Aristophanes (446 BC-386 BC) was an Athenian Greek comic playwright who was best known for his works The Clouds (423 BC), The Wasps (422 BC), The Birds (414 BC), Lysistrata (411 BC), The Women at the Thesmophoria Festival (411 BC), and The Frogs (405 BC). He was nicknamed "the Father of Comedy" for his comic dramas.
Biography[]
Aristophanes was born in Athens in 446 BC, the son of Philippus. He became a comic playwright with the goal of entertaining a clever and discerning audience, and he wrote plays for the great dramatic festivals of Athens in search of prestigious awards.
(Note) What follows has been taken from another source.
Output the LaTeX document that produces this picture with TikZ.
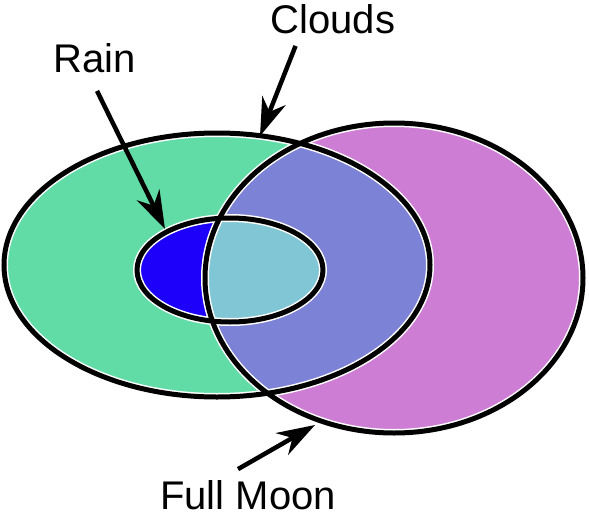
\documentclass[tikz,border=0pt]{standalone}
\usepackage{fontspec}
\setmainfont{Liberation Sans}
\usetikzlibrary{arrows.meta}

\definecolor{cloudgreen}{RGB}{98,220,167}
\definecolor{moonpurple}{RGB}{205,126,212}
\definecolor{cloudmoon}{RGB}{124,130,213}
\definecolor{rainblue}{RGB}{28,0,250}
\definecolor{rainmoon}{RGB}{128,198,213}

\tikzset{
  cloudsoval/.style={insert path={(217,265) ellipse [x radius=213, y radius=132]}},
  moonoval/.style={insert path={(394,278) ellipse [x radius=189, y radius=155]}},
  rainoval/.style={insert path={(230,270) ellipse [x radius=93, y radius=52]}},
  lbl/.style={inner sep=0pt, font=\fontsize{40}{48}\selectfont},
  pointer/.style={line width=4.5pt, -{Stealth[length=38pt, width=25pt, inset=12pt]}}
}

\begin{document}
\begin{tikzpicture}[x=1pt,y=-1pt]
  \useasboundingbox (0,0) rectangle (589,517);

  % regions
  \fill[cloudgreen, cloudsoval];
  \fill[moonpurple, moonoval];
  \begin{scope}
    \clip[moonoval];
    \fill[cloudmoon, cloudsoval];
  \end{scope}
  \fill[rainblue, rainoval];
  \begin{scope}
    \clip[moonoval];
    \fill[rainmoon, rainoval];
  \end{scope}

  % outlines
  \foreach \o in {cloudsoval,moonoval,rainoval}
    \draw[white, line width=8pt, \o];
  \foreach \o in {cloudsoval,moonoval,rainoval}
    \draw[black, line width=5pt, \o];

  % labels
  \node[lbl] (cloudslbl) at (333,19) {Clouds};
  \node[lbl] (rainlbl) at (95,58) {Rain};
  \node[lbl] (moonlbl) at (248,495) {Full Moon};

  \coordinate (cloudstip) at (260,136);
  \coordinate (raintip) at (165,229);
  \coordinate (moontip) at (315,425);

  \draw[pointer] ([shift={(25,12)}]cloudslbl.south west) -- (cloudstip);
  \draw[pointer] ([shift={(2,18)}]rainlbl.south) -- (raintip);
  \draw[pointer] ([shift={(-10,-11)}]moonlbl.north) -- (moontip);
\end{tikzpicture}
\end{document}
He wrote forty plays, eleven of which survive today, and he pioneered the genre of "Old Comedy", recreating the life of ancient Athens and wielding the power of ridicule, the use of which in The Clouds inadvertently led to Socrates being tried and executed. His second play The Babylonians was accused of being slander against Athens by Cleon, and, after the case was argued in court, Aristophanes mercilessly caricatured Cleon in his subsequent plays. He came to befriend Euripides at Pericles' symposium in 431 BC, and Aristophanes shared many of his caricatures with him. Aristophanes survived the two oligarchic revolutions and democratic restorations of the Peloponnesian War, and he served on the Council of Five Hundred for a year. He died in 386 BC.